Chemical state quantification of iron and chromium oxides using XPS: the effect of the background subtraction method

Quantitative chemical analysis based on X-ray photoelectron spectroscopy (XPS) includes elemental identification and, in many cases, quantification of the chemical states of active surface atoms. The two main parts of the analysis are subtracting the inelastic background and fitting a synthetic lineshape to the data. The analysis of transition metal oxides is typically based on their core level peaks. In the photoelectron spectrum, these regions are usually complicated and therefore the choice of the analysis methods can significantly affect the quantification results. In this work, we studied the chemical state quantification of iron and chromium oxides in the case of two chemical states in both samples; the analysis was based on the 2p region of the photoelectron spectrum.

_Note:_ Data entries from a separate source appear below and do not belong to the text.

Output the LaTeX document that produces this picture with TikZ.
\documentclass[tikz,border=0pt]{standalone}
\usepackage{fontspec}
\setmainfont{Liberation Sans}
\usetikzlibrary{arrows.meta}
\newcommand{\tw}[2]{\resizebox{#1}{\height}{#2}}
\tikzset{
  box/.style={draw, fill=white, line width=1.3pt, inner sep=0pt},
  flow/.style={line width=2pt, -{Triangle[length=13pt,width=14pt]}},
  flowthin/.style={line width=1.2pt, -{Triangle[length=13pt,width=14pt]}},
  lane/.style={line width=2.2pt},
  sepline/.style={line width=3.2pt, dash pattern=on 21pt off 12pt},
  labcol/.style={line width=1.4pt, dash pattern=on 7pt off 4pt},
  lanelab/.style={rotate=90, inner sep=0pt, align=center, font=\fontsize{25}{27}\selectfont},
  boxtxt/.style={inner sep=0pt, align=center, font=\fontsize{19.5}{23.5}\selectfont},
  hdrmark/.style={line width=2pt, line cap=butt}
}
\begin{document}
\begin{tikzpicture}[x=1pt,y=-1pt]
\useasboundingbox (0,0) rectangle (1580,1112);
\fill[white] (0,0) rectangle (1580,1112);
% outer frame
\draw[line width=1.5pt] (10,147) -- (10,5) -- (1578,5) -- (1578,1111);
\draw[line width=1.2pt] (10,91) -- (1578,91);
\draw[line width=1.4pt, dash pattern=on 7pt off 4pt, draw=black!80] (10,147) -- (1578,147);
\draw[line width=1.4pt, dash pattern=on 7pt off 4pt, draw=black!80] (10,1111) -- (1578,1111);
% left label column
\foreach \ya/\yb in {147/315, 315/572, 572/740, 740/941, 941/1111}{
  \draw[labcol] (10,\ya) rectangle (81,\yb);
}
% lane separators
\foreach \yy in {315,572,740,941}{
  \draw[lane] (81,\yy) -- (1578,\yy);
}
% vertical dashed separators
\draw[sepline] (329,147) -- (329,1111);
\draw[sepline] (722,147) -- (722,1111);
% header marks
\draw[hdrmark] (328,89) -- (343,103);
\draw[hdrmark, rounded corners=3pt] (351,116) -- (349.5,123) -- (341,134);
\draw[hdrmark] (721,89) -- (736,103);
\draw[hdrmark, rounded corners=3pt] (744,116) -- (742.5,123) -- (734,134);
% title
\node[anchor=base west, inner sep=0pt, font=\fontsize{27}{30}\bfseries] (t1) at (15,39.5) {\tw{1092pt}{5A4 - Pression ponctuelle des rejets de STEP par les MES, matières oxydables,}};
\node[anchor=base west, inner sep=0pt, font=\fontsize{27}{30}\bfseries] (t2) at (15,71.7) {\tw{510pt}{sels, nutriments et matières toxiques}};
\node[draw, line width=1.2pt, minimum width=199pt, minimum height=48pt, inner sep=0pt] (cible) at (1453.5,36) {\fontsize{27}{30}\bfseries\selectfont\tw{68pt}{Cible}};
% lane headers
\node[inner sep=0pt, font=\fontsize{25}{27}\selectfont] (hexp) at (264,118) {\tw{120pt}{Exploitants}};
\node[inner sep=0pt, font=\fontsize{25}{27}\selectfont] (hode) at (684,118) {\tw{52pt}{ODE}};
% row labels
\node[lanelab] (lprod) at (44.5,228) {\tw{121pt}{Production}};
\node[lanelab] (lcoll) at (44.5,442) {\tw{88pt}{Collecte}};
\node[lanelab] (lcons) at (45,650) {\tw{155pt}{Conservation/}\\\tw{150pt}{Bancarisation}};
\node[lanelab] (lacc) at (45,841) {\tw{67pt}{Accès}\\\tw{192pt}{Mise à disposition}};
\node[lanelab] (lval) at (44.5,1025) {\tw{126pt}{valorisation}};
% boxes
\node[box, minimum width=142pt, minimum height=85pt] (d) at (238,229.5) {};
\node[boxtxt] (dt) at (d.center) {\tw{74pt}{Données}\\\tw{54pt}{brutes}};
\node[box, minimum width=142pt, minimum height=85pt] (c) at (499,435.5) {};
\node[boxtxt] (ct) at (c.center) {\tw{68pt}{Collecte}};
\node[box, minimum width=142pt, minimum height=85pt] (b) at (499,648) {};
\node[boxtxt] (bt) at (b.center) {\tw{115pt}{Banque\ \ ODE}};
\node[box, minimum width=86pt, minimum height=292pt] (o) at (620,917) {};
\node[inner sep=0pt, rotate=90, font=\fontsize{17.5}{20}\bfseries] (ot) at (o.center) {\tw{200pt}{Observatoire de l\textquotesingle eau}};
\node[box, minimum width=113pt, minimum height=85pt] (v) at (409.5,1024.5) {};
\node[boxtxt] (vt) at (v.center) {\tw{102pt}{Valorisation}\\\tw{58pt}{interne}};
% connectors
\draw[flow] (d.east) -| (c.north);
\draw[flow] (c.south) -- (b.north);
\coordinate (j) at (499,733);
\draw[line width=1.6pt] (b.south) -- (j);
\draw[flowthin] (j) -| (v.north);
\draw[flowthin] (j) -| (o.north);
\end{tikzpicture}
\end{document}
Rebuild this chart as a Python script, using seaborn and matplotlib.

In particular, we focused on the effect of the background subtraction method on the analysis results by using (i) the Tougaard background with Tougaard’s universal parameters, (ii) the Tougaard background with Seah’s element-specific parameters, and (iii) the traditional Shirley background. The lineshape used to represent the 2p peaks was a Gaussian–Lorentzian product function with a constant-exponential tail. We also characterized typical sources of uncertainty related to XPS-based chemical analysis and compared them to the effect of the background. The chemical state proportions obtained with the studied backgrounds varied by ±5% units for iron oxide and ±3% units in the case of chromium oxide. This background-induced variation was found to be comparable, e.g., to the typical uncertainty in the chemical shift between the states.